Pour chaque filière MMOP, le nombre de places ouvertes en deuxième année du premier cycle est réparti entre les nouvelles voies d'accès de telle façon qu' aucune d'elles ne puisse représenter plus de 50 % du nombre de places proposées . Pour répondre à l'objectif de diversification des profils, cette répartition doit en outre assurer qu'au moins 30 % des places sont réservées à des étudiants ayant validé au plus 60 crédits ECTS (soit à la fin de leur première année de PASS ou de L.AS) et qu'au moins 30 % des places sont réservées à des étudiants ayant validé au moins 120 crédits ECTS (soit à la fin de leur deuxième ou de leur troisième année de licence). Au moins 5 % du total des places ouvertes est également réservé aux diplômés de professions paramédicales. Par dérogation à ces dispositions réglementaires 3 ( * ) , aux rentrées universitaires 2021 et 2022, les universités sont autorisées à réserver 70 % des places ouvertes en deuxième année d'études de santé à un même parcours .

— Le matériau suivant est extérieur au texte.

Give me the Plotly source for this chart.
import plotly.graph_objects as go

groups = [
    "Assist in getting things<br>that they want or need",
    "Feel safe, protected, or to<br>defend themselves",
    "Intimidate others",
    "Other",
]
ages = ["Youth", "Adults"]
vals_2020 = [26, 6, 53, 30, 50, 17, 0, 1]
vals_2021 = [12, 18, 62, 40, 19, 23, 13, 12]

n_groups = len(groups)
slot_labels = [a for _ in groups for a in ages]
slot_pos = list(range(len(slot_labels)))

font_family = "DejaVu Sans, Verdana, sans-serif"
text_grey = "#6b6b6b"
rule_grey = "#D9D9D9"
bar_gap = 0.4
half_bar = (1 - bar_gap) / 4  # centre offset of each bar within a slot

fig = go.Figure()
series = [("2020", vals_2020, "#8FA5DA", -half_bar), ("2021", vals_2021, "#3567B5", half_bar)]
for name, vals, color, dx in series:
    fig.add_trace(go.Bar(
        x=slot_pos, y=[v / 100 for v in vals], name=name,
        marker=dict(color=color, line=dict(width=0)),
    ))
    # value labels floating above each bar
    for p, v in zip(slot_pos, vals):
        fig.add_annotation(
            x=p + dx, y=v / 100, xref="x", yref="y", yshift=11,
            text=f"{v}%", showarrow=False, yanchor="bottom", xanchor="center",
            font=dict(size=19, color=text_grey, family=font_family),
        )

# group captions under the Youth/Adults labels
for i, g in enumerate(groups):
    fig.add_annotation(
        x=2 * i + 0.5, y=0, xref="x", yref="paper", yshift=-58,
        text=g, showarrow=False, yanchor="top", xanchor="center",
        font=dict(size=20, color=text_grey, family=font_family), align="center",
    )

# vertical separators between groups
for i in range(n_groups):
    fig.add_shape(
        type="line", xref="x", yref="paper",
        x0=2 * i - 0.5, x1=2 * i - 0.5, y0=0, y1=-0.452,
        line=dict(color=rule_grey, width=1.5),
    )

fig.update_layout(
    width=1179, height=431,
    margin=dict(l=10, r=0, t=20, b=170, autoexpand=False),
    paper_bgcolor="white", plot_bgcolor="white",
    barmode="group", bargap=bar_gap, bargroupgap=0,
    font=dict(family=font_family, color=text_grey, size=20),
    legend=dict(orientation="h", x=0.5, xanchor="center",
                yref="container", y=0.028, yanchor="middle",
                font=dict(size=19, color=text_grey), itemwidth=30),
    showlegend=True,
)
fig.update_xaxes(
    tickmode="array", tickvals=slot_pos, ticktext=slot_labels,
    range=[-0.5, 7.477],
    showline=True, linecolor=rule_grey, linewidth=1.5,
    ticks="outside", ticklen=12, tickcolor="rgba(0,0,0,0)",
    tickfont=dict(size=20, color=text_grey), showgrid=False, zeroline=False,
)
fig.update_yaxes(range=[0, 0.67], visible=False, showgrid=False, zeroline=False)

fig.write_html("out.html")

À la rentrée universitaire 2020 , il est prévu que le nombre de places ouvertes en deuxième année du premier cycle pour l'année universitaire 2021-2022 , réparti entre les différents parcours de formation, soit arrêté par chaque université au plus tard le 31 mars 2020 , et porté à la connaissance des étudiants sur le site internet des universités. En outre, pour cette rentrée uniquement, l'ancien système de la PACES est maintenu pour les doublants .

La réforme modifie également les modalités de sélection pour le passage en deuxième année d'études de santé. Il est mis fin aux QCM tant redoutés et décriés de la PACES au profit d'un premier groupe d'épreuves, prenant la forme d'un dossier constitué des notes obtenues aux évaluations de l'année de PASS ou de L.AS, et d'un second groupe, comportant une ou plusieurs épreuves orales et, le cas échéant, une ou plusieurs épreuves écrites majoritairement rédactionnelles.


* 1 Rapport pour avis n° 516 (2018-2019).

* 2 L'AlterPACES, expérimentée dans 16 universités, permet à des étudiants ayant entre une et trois années de licence dans un autre domaine d'être admis directement en 2 ème ou 3 ème année des études de santé, selon un quota défini par l'université. Le PluriPASS, mis en place dès 2015 à l'Université d'Angers, permet aux étudiants d'accéder aux études de santé mais aussi à une quinzaine de licences ou à des écoles d'ingénieurs ; d'autres universités ont par la suite repris ce dispositif. La PACES adaptée, expérimentée à partir de 2018 par trois universités parisiennes et l'Université de Brest, offre deux chances d'admission dans les études de santé sans redoublement et une poursuite d'études dans une diversité de parcours de licence.

* 3 Définies par le décret n° 2019-1125 et l'arrêté du 4 novembre 2019 relatifs à l'accès aux formations de médecine, de pharmacie, d'odontologie et de maïeutique.